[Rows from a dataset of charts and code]

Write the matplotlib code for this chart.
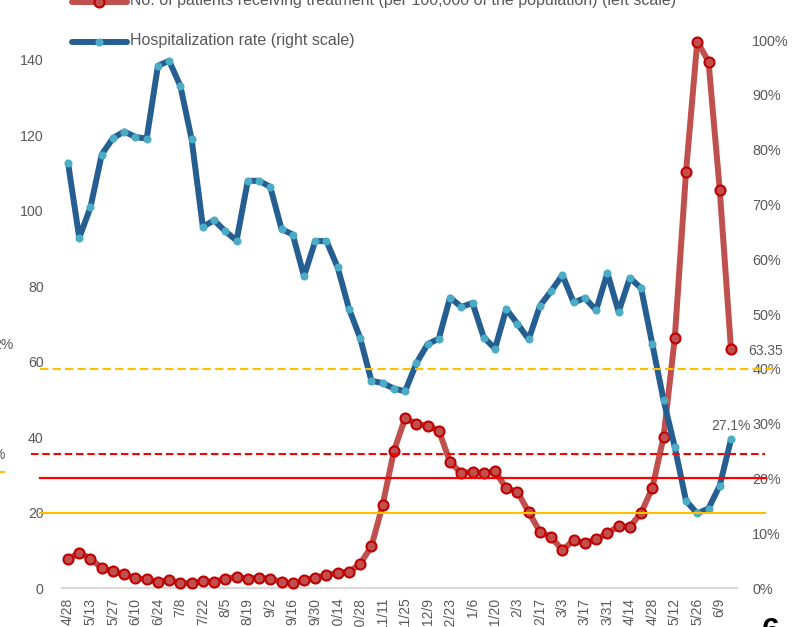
import matplotlib
matplotlib.use("Agg")
import matplotlib.pyplot as plt
from matplotlib.lines import Line2D
from matplotlib.ticker import FixedLocator, FuncFormatter
import numpy as np

plt.rcParams['font.family'] = ['Liberation Sans', 'DejaVu Sans']
plt.rcParams['lines.scale_dashes'] = False

# ---------------- data ----------------
tick_labels = ["4/28", "5/13", "5/27", "6/10", "6/24", "7/8", "7/22", "8/5", "8/19", "9/2",
               "9/16", "9/30", "10/14", "10/28", "11/11", "11/25", "12/9", "12/23", "1/6", "1/20",
               "2/3", "2/17", "3/3", "3/17", "3/31", "4/14", "4/28", "5/12", "5/26", "6/9"]

patients = [7.6, 9.4, 7.8, 5.3, 4.4, 3.6, 2.6, 2.3, 1.6, 2.1,
            1.4, 1.2, 1.8, 1.6, 2.5, 2.9, 2.5, 2.7, 2.5, 1.6,
            1.2, 2.1, 2.7, 3.4, 4.1, 4.2, 6.4, 11.0, 22.0, 36.3,
            45.0, 43.5, 43.0, 41.7, 33.4, 30.4, 30.8, 30.4, 31.0, 26.4,
            25.5, 20.1, 14.9, 13.5, 10.0, 12.7, 11.9, 12.9, 14.5, 16.4,
            16.2, 19.9, 26.5, 40.0, 66.3, 110.3, 144.8, 139.5, 105.5, 63.35]

hosp_rate = [77.6, 63.9, 69.5, 79.1, 82.1, 83.3, 82.3, 82.0, 95.3, 96.2,
             91.6, 81.9, 65.9, 67.1, 65.1, 63.4, 74.3, 74.3, 73.2, 65.5,
             64.5, 56.9, 63.3, 63.3, 58.5, 51.0, 45.6, 37.8, 37.4, 36.4,
             35.9, 41.0, 44.5, 45.5, 53.0, 51.3, 52.0, 45.7, 43.7, 50.9,
             48.2, 45.4, 51.5, 54.2, 57.1, 52.1, 52.9, 50.7, 57.5, 50.4,
             56.6, 54.7, 44.5, 34.3, 25.7, 15.9, 13.6, 14.5, 18.7, 27.1]

left_ticks = [0, 20, 40, 60, 80, 100, 120, 140]
right_ticks = [0, 10, 20, 30, 40, 50, 60, 70, 80, 90, 100]

legend_labels = ["No. of patients receiving treatment (per 100,000 of the population) (left scale)",
                 "Hospitalization rate (right scale)"]

# threshold reference levels
hosp_upper = 40.0        # % (right scale), yellow dashed
patients_upper = 35.4    # left scale, red dashed
hosp_lower = 20.0        # % (right scale), red solid
patients_lower = 20.0    # left scale, yellow solid

# ---------------- styling ----------------
W, H, DPI = 802, 627, 100
GRAY = '#595959'
RED_LINE = '#C0504D'
RED_EDGE = '#C00000'
BLUE_LINE = '#255E91'
BLUE_MARK = '#4BACC6'
YELLOW = '#FFC000'
RED = '#FF0000'

fig = plt.figure(figsize=(W / DPI, H / DPI), dpi=DPI)
fig.patch.set_facecolor('white')


def fx(px):
    return px / W


def fy(py):
    return 1 - py / H


AX_L, AX_R, AX_T, AX_B = 62.4, 736.6, 40.0, 588.0
ax = fig.add_axes([fx(AX_L), fy(AX_B), (AX_R - AX_L) / W, (AX_B - AX_T) / H])
ax2 = ax.twinx()

n = len(patients)
x = np.arange(n)
ax.set_xlim(-0.5, n - 0.5)
ax.set_ylim(0, 145.2)
ax2.set_ylim(0, 100)

LW = 4.3
ax.plot(x, patients, color=RED_LINE, lw=LW, marker='o', ms=7.2, mfc=RED_LINE,
        mec=RED_EDGE, mew=1.5, solid_joinstyle='round', solid_capstyle='round',
        zorder=3, clip_on=False)
ax2.plot(x, hosp_rate, color=BLUE_LINE, lw=LW, marker='o', ms=5.8, mfc=BLUE_MARK,
         mec=BLUE_MARK, mew=0, solid_joinstyle='round', solid_capstyle='round',
         zorder=3, clip_on=False)

# threshold lines (drawn over the series, extending past the plot area)
def px2x(px):
    return (px - 68.0) / ((AX_R - AX_L) / n)


ax2.plot([px2x(40), px2x(777)], [hosp_upper] * 2, color=YELLOW, lw=1.5,
         dashes=(6, 3), zorder=5, clip_on=False)
ax2.plot([px2x(31), px2x(765)], [patients_upper] * 2, color=RED, lw=1.5,
         dashes=(5.4, 2.7), zorder=5, clip_on=False, transform=ax.transData)
ax2.plot([px2x(40), px2x(766)], [hosp_lower] * 2, color=RED, lw=1.6,
         zorder=5, clip_on=False)
ax2.plot([px2x(40), px2x(765)], [patients_lower] * 2, color=YELLOW, lw=1.5,
         zorder=5, clip_on=False, transform=ax.transData)

# axes styling
for s in ax.spines.values():
    s.set_visible(False)
for s in ax2.spines.values():
    s.set_visible(False)
ax.spines['bottom'].set_visible(True)
ax.spines['bottom'].set_color('#D9D9D9')
ax.spines['bottom'].set_linewidth(1.5)

ax.xaxis.set_major_locator(FixedLocator(list(range(0, n, 2))[:len(tick_labels)]))
ax.set_xticklabels(tick_labels, rotation=90, va='top', ha='center')
ax.yaxis.set_major_locator(FixedLocator(left_ticks))
ax2.yaxis.set_major_locator(FixedLocator(right_ticks))
ax2.yaxis.set_major_formatter(FuncFormatter(lambda v, p: f"{v:.0f}%"))

ax.tick_params(axis='x', length=0, pad=7, labelsize=10, labelcolor=GRAY)
ax.tick_params(axis='y', length=0, pad=13.6, labelsize=10.2, labelcolor=GRAY)
ax2.tick_params(axis='y', length=0, pad=11.3, labelsize=10.4, labelcolor=GRAY)

# data labels for the latest values
ax.annotate(f"{patients[-1]:.2f}", xy=(x[-1], patients[-1]), xytext=(12.2, -1.5),
            textcoords='offset points', ha='left', va='center', fontsize=10,
            color=GRAY, zorder=6, annotation_clip=False)
ax2.annotate(f"{hosp_rate[-1]:.1f}%", xy=(x[-1], hosp_rate[-1]), xytext=(0, 4.5),
             textcoords='offset points', ha='center', va='bottom', fontsize=10,
             color=GRAY, zorder=6, annotation_clip=False)

# manual legend (top, partly cut)
rows = [(1.5, RED_LINE, dict(ms=7.2, mfc=RED_LINE, mec=RED_EDGE, mew=1.5)),
        (42.0, BLUE_LINE, dict(ms=5.8, mfc=BLUE_MARK, mec=BLUE_MARK, mew=0))]
for (py, col, mk), label in zip(rows, legend_labels):
    fig.add_artist(Line2D([fx(72), fx(127)], [fy(py), fy(py)], color=col, lw=LW,
                          solid_capstyle='round', transform=fig.transFigure))
    fig.add_artist(Line2D([fx(98.5)], [fy(py)], marker='o', lw=0, transform=fig.transFigure, **mk))
    fig.text(fx(130), fy(py - 1.5), label, ha='left', va='center', fontsize=11.5, color=GRAY)

# cut-off fragments at the left edge and page number
fig.text(fx(13), fy(345), "2%", ha='right', va='center', fontsize=10, color=GRAY)
fig.text(fx(4.5), fy(455), "%", ha='right', va='center', fontsize=10, color=GRAY)
fig.add_artist(Line2D([fx(-5), fx(4)], [fy(472), fy(472)], color=YELLOW, lw=1.5,
                      transform=fig.transFigure))
fig.text(fx(762), fy(640), "6", ha='left', va='baseline', fontsize=23,
         fontweight='bold', color='black')

fig.savefig("out.png", dpi=DPI)
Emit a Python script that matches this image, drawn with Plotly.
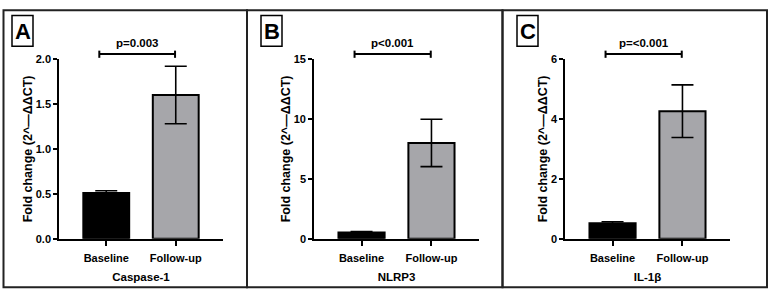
import plotly.graph_objects as go

W, H = 771, 299

# ---- data ----
groups = ["Baseline", "Follow-up"]
genes = ["Caspase-1", "NLRP3", "IL-1β"]
panel_letters = ["A", "B", "C"]
means_casp = [0.51, 1.60]
errs_casp = [0.025, 0.32]
means_nlrp = [0.52, 8.0]
errs_nlrp = [0.08, 1.98]
means_il = [0.52, 4.26]
errs_il = [0.05, 0.88]
pvals = ["p=0.003", "p<0.001", "p=<0.001"]
y_max = [2.0, 15, 6]
y_ticks = [[0, 0.5, 1.0, 1.5, 2.0], [0, 5, 10, 15], [0, 2, 4, 6]]
y_ticktext = [["0.0", "0.5", "1.0", "1.5", "2.0"], ["0", "5", "10", "15"], ["0", "2", "4", "6"]]
means = [means_casp, means_nlrp, means_il]
errs = [errs_casp, errs_nlrp, errs_il]

# ---- style ----
bar_colors = ["#000000", "#a6a6aa"]
FONT = "Liberation Sans, Arial, sans-serif"
ax_left = [59, 314, 565]
ax_right = [223, 479, 730]
plot_top, plot_bot = 55.3, 242.5
panel_x = [3.5, 247, 502.5, 767]
panel_top, panel_bot = 4.5, 293
letter_box_x = [12, 261, 517]

def px(x):
    return x / W

def py(y):
    return 1 - y / H

fig = go.Figure()
shapes = []
annotations = []

for i in range(3):
    xa = "x" if i == 0 else f"x{i+1}"
    ya = "y" if i == 0 else f"y{i+1}"
    fig.add_trace(go.Bar(
        x=groups, y=means[i], xaxis=xa, yaxis=ya,
        marker=dict(color=bar_colors, line=dict(color="#000000", width=2)),
        width=0.66,
        error_y=dict(type="data", array=errs[i], visible=True, color="#000000",
                     thickness=1.6, width=11),
        showlegend=False,
    ))
    axkey = "xaxis" if i == 0 else f"xaxis{i+1}"
    aykey = "yaxis" if i == 0 else f"yaxis{i+1}"
    fig.layout[axkey] = dict(
        domain=[px(ax_left[i]), px(ax_right[i])],
        anchor=ya, range=[-0.68, 1.68],
        showline=True, linecolor="#000000", linewidth=1.6,
        ticks="outside", ticklen=5, tickwidth=1.5, tickcolor="#000000",
        ticklabelstandoff=3,
        showgrid=False, zeroline=False,
        tickfont=dict(family=FONT, size=11, color="#000000", weight="bold"),
        title=dict(text="<b>" + genes[i] + "</b>", standoff=10,
                   font=dict(family=FONT, size=11.5, color="#000000")),
        fixedrange=True,
    )
    fig.layout[aykey] = dict(
        domain=[py(plot_bot), py(plot_top)],
        anchor=xa, range=[0, y_max[i]],
        tickvals=y_ticks[i], ticktext=y_ticktext[i],
        showline=True, linecolor="#000000", linewidth=1.6,
        ticks="outside", ticklen=4, tickwidth=1.5, tickcolor="#000000",
        showgrid=False, zeroline=False,
        tickfont=dict(family=FONT, size=11, color="#000000", weight="bold"),
        title=dict(text="<b>Fold change (2^—ΔΔCT)</b>", standoff=0,
                   font=dict(family=FONT, size=12.5, color="#000000")),
        fixedrange=True,
    )
    # significance bracket
    by = py(50)
    x0b, x1b = -0.1, 0.99
    shapes.append(dict(type="line", xref=xa, yref="paper", x0=x0b, x1=x1b, y0=by, y1=by,
                       line=dict(color="#000000", width=2)))
    for xb in (x0b, x1b):
        shapes.append(dict(type="line", xref=xa, yref="paper", x0=xb, x1=xb,
                           y0=py(46.5), y1=py(54), line=dict(color="#000000", width=2)))
    annotations.append(dict(text="<b>" + pvals[i] + "</b>", xref=xa, yref="paper",
                            x=(x0b + x1b) / 2, y=py(39), xanchor="center", yanchor="middle",
                            showarrow=False, font=dict(family=FONT, size=11.5, color="#000000")))
    # panel letter box
    lx = letter_box_x[i]
    shapes.append(dict(type="rect", xref="paper", yref="paper",
                       x0=px(lx), x1=px(lx + 21), y0=py(10), y1=py(42),
                       line=dict(color="#000000", width=1.5), fillcolor="#ffffff"))
    annotations.append(dict(text="<b>" + panel_letters[i] + "</b>", xref="paper", yref="paper",
                            x=px(lx + 10.5), y=py(26.5), xanchor="center", yanchor="middle",
                            showarrow=False, font=dict(family=FONT, size=22, color="#000000")))

# panel frames
for i in range(3):
    shapes.append(dict(type="rect", xref="paper", yref="paper",
                       x0=px(panel_x[i]), x1=px(panel_x[i + 1]),
                       y0=py(panel_bot), y1=py(panel_top),
                       line=dict(color="#222222", width=2), layer="below"))

fig.update_layout(
    width=W, height=H,
    margin=dict(l=0, r=0, t=0, b=0),
    paper_bgcolor="#ffffff", plot_bgcolor="#ffffff",
    shapes=shapes, annotations=annotations,
    bargap=0.34,
)

fig.write_html("out.html", config={"displayModeBar": False})
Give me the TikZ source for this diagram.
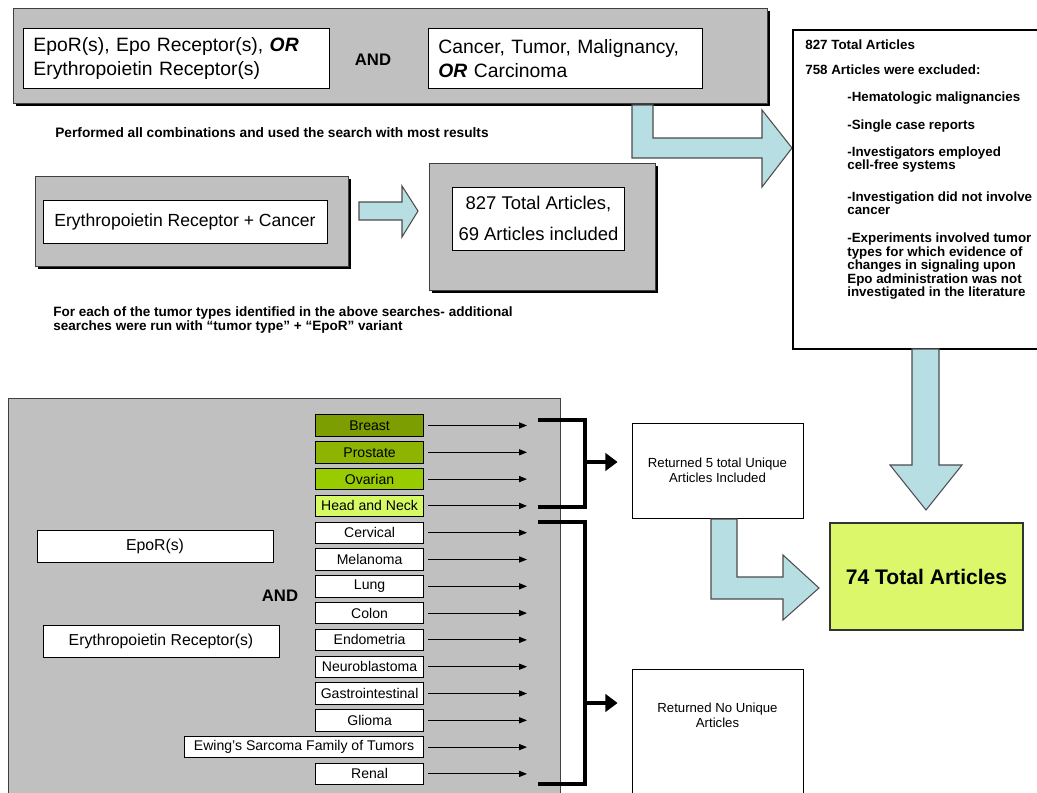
\documentclass[tikz,border=0pt]{standalone}
\usepackage{fontspec}
\setmainfont{Liberation Sans}
\usepackage{xcolor}
\usetikzlibrary{arrows.meta,positioning}

\definecolor{panelgray}{RGB}{192,192,192}
\definecolor{arrowblue}{RGB}{183,222,227}
\definecolor{breastgreen}{RGB}{125,158,0}
\definecolor{prostgreen}{RGB}{140,180,0}
\definecolor{ovargreen}{RGB}{153,204,0}
\definecolor{neckgreen}{RGB}{214,250,100}
\definecolor{totalgreen}{RGB}{220,248,106}

\begin{document}
\begin{tikzpicture}[x=0.02cm, y=-0.02cm,
    panel/.style={draw=black!75, fill=panelgray, line width=0.5pt},
    whitebox/.style={draw=black, fill=white, line width=0.5pt},
    tumorbox/.style={whitebox, anchor=east, minimum height=0.43cm, inner sep=1pt, font=\fontsize{8}{9}\selectfont},
    thinarrow/.style={-{Triangle[length=4.5pt,width=3.5pt]}, line width=0.5pt},
    bracket/.style={line width=2.6pt, line join=miter},
    bigtip/.style={line width=2.6pt, -{Triangle[length=7pt,width=10pt]}},
    blockarrow/.style={fill=arrowblue, draw=black!70, line width=0.6pt, line join=miter},
    notes/.style={font=\fontsize{7.6}{7.7}\selectfont\bfseries, align=left, inner sep=0pt, anchor=west},
  ]
        \useasboundingbox (0,0) rectangle (1037,793);

        % search terms

        \fill[black] (16,11) rectangle (770,106);
        \draw[panel] (13,8) rectangle (767,103);

        \node[whitebox, anchor=north west, minimum width=6.12cm, minimum height=1.2cm, text width=5.72cm, inner xsep=0.2cm, align=left, font=\fontsize{11}{13.5}\selectfont] (eporterms) at (23,28) {EpoR(s), Epo Receptor(s), \textbf{\textit{OR}}\\Erythropoietin Receptor(s)};
        \node[font=\fontsize{9.5}{11}\selectfont\bfseries] (and1) at (373,60) {AND};
        \node[whitebox, anchor=north west, minimum width=5.48cm, minimum height=1.2cm, text width=5.08cm, inner xsep=0.2cm, align=left, font=\fontsize{11}{13.5}\selectfont] (cancerterms) at (428,28) {Cancer, Tumor, Malignancy,\\\textbf{\textit{OR}} Carcinoma};

        \filldraw[blockarrow] (632,105) -- (653,105) -- (653,138) -- (762,138) -- (762,110) -- (792,148) -- (762,187) -- (762,158) -- (632,158) -- cycle;

        \node[anchor=west, inner sep=0pt, font=\fontsize{7.8}{8}\selectfont\bfseries] (combos) at (55,133) {Performed all combinations and used the search with most results};

        % best search

        \fill[black] (38,179) rectangle (351,269);
        \draw[panel] (35,176) rectangle (348,266);
        \node[whitebox, minimum width=5.68cm, minimum height=0.86cm, font=\fontsize{10}{12}\selectfont] (query) at (185,221.5) {Erythropoietin Receptor + Cancer};

        \filldraw[blockarrow] (359,202) -- (402,202) -- (402,186) -- (418,211) -- (402,237) -- (402,220) -- (359,220) -- cycle;

        \fill[black] (432,166) rectangle (658,293);
        \draw[panel] (429,163) rectangle (655,290);
        \node[whitebox, minimum width=3.38cm, minimum height=1.26cm, align=center, font=\fontsize{10.5}{18}\selectfont] (firstcount) at (538.5,218.5) {827 Total Articles,\\69 Articles included};

        \node[anchor=west, inner sep=0pt, align=left, font=\fontsize{7.7}{8}\selectfont\bfseries] (pertumor) at (53,320) {For each of the tumor types identified in the above searches- additional\\searches were run with ``tumor type'' + ``EpoR'' variant};

        % exclusions

        \node[draw, line width=1.2pt, anchor=north west, minimum width=5.06cm, minimum height=6.38cm] (excl) at (792,29) {};
        \node[notes] (ex1) at (805,45) {827 Total Articles};
        \node[notes] (ex2) at (805,70) {758 Articles were excluded:};
        \node[notes] (ex3) at (847,98) {-Hematologic malignancies};
        \node[notes] (ex4) at (847,126) {-Single case reports};
        \node[notes] (ex5) at (847,159.5) {-Investigators employed\\cell-free systems};
        \node[notes] (ex6) at (847,203) {-Investigation did not involve\\cancer};
        \node[notes] (ex7) at (847,266.5) {-Experiments involved tumor\\types for which evidence of\\changes in signaling upon\\Epo administration was not\\investigated in the literature};

        \filldraw[blockarrow] (912,349) -- (939,349) -- (939,465) -- (962,465) -- (926,510) -- (890,465) -- (912,465) -- cycle;

        % tumor type searches

        \draw[panel] (8,398) rectangle (560,820);

        \node[whitebox, minimum width=4.72cm, minimum height=0.64cm, font=\fontsize{9}{11}\selectfont] (epor) at (155,546) {EpoR(s)};
        \node[font=\fontsize{9.5}{11}\selectfont\bfseries] (and2) at (280,596) {AND};
        \node[whitebox, minimum width=4.72cm, minimum height=0.64cm, font=\fontsize{9}{11}\selectfont] (eporfull) at (161,641) {Erythropoietin Receptor(s)};

        \coordinate (tipx) at (527,0);
        \foreach \lbl/\col/\boxw [count=\i from 0] in {Breast/breastgreen/2.16cm, Prostate/prostgreen/2.16cm, Ovarian/ovargreen/2.16cm, Head and Neck/neckgreen/2.16cm, Cervical/white/2.16cm, Melanoma/white/2.16cm, Lung/white/2.16cm, Colon/white/2.16cm, Endometria/white/2.16cm, Neuroblastoma/white/2.16cm, Gastrointestinal/white/2.16cm, Glioma/white/2.16cm, Ewing's Sarcoma Family of Tumors/white/4.78cm, Renal/white/2.16cm}
        {
            \node[tumorbox, fill=\col, minimum width=\boxw] (t\i) at (424, {425.5+26.8*\i}) {\lbl};
            \draw[thinarrow] ([xshift=0.08cm]t\i.east) -- (t\i.east -| tipx);
        }

        % brackets

        \coordinate (b1top) at (538,420);
        \coordinate (b1bot) at (538,507);
        \coordinate (b1mid) at (585,462);
        \coordinate (b2top) at (538,522);
        \coordinate (b2bot) at (538,784);
        \coordinate (b2mid) at (585,703);

        \draw[bracket] (b1top) -- (b1top -| b1mid) -- (b1bot -| b1mid) -- (b1bot);
        \draw[bracket] (b2top) -- (b2top -| b2mid) -- (b2bot -| b2mid) -- (b2bot);

        % results

        \node[whitebox, minimum width=3.42cm, minimum height=1.9cm, align=center, font=\fontsize{7.5}{8.5}\selectfont] (ret5) at (717.5,470.5) {Returned 5 total Unique\\Articles Included};
        \node[whitebox, anchor=north, minimum width=3.42cm, minimum height=3cm] (ret0) at (717.5,669) {};
        \node[align=center, inner sep=0pt, font=\fontsize{7.5}{8.5}\selectfont] (ret0text) at ([yshift=-0.93cm]ret0.north) {Returned No Unique\\Articles};

        \draw[bigtip, shorten >=0.28cm] (b1mid) -- (b1mid -| ret5.west);
        \draw[bigtip, shorten >=0.28cm] (b2mid) -- (b2mid -| ret0.west);

        \filldraw[blockarrow] (711,519) -- (737,519) -- (737,577) -- (783,577) -- (783,555) -- (819,588) -- (783,620) -- (783,599) -- (711,599) -- cycle;

        \node[draw=black!80, line width=1pt, fill=totalgreen, minimum width=3.86cm, minimum height=2.14cm, font=\fontsize{12}{14}\selectfont\bfseries] (total) at (926.5,576.5) {74 Total Articles};

    \end{tikzpicture}
\end{document}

* **OBJECTIVE**
Everything from the first line of the listing above through the line that contains "80, 90, 100]" is to be restated word for word, minus the pictures.

* **TASK ANSWER**
Write the matplotlib code for this chart.
import matplotlib
matplotlib.use("Agg")
import matplotlib.pyplot as plt
from matplotlib.lines import Line2D
from matplotlib.ticker import FixedLocator, FuncFormatter
import numpy as np

plt.rcParams['font.family'] = ['Liberation Sans', 'DejaVu Sans']
plt.rcParams['lines.scale_dashes'] = False

# ---------------- data ----------------
tick_labels = ["4/28", "5/13", "5/27", "6/10", "6/24", "7/8", "7/22", "8/5", "8/19", "9/2",
               "9/16", "9/30", "10/14", "10/28", "11/11", "11/25", "12/9", "12/23", "1/6", "1/20",
               "2/3", "2/17", "3/3", "3/17", "3/31", "4/14", "4/28", "5/12", "5/26", "6/9"]

patients = [7.6, 9.4, 7.8, 5.3, 4.4, 3.6, 2.6, 2.3, 1.6, 2.1,
            1.4, 1.2, 1.8, 1.6, 2.5, 2.9, 2.5, 2.7, 2.5, 1.6,
            1.2, 2.1, 2.7, 3.4, 4.1, 4.2, 6.4, 11.0, 22.0, 36.3,
            45.0, 43.5, 43.0, 41.7, 33.4, 30.4, 30.8, 30.4, 31.0, 26.4,
            25.5, 20.1, 14.9, 13.5, 10.0, 12.7, 11.9, 12.9, 14.5, 16.4,
            16.2, 19.9, 26.5, 40.0, 66.3, 110.3, 144.8, 139.5, 105.5, 63.35]

hosp_rate = [77.6, 63.9, 69.5, 79.1, 82.1, 83.3, 82.3, 82.0, 95.3, 96.2,
             91.6, 81.9, 65.9, 67.1, 65.1, 63.4, 74.3, 74.3, 73.2, 65.5,
             64.5, 56.9, 63.3, 63.3, 58.5, 51.0, 45.6, 37.8, 37.4, 36.4,
             35.9, 41.0, 44.5, 45.5, 53.0, 51.3, 52.0, 45.7, 43.7, 50.9,
             48.2, 45.4, 51.5, 54.2, 57.1, 52.1, 52.9, 50.7, 57.5, 50.4,
             56.6, 54.7, 44.5, 34.3, 25.7, 15.9, 13.6, 14.5, 18.7, 27.1]

left_ticks = [0, 20, 40, 60, 80, 100, 120, 140]
right_ticks = [0, 10, 20, 30, 40, 50, 60, 70, 80, 90, 100]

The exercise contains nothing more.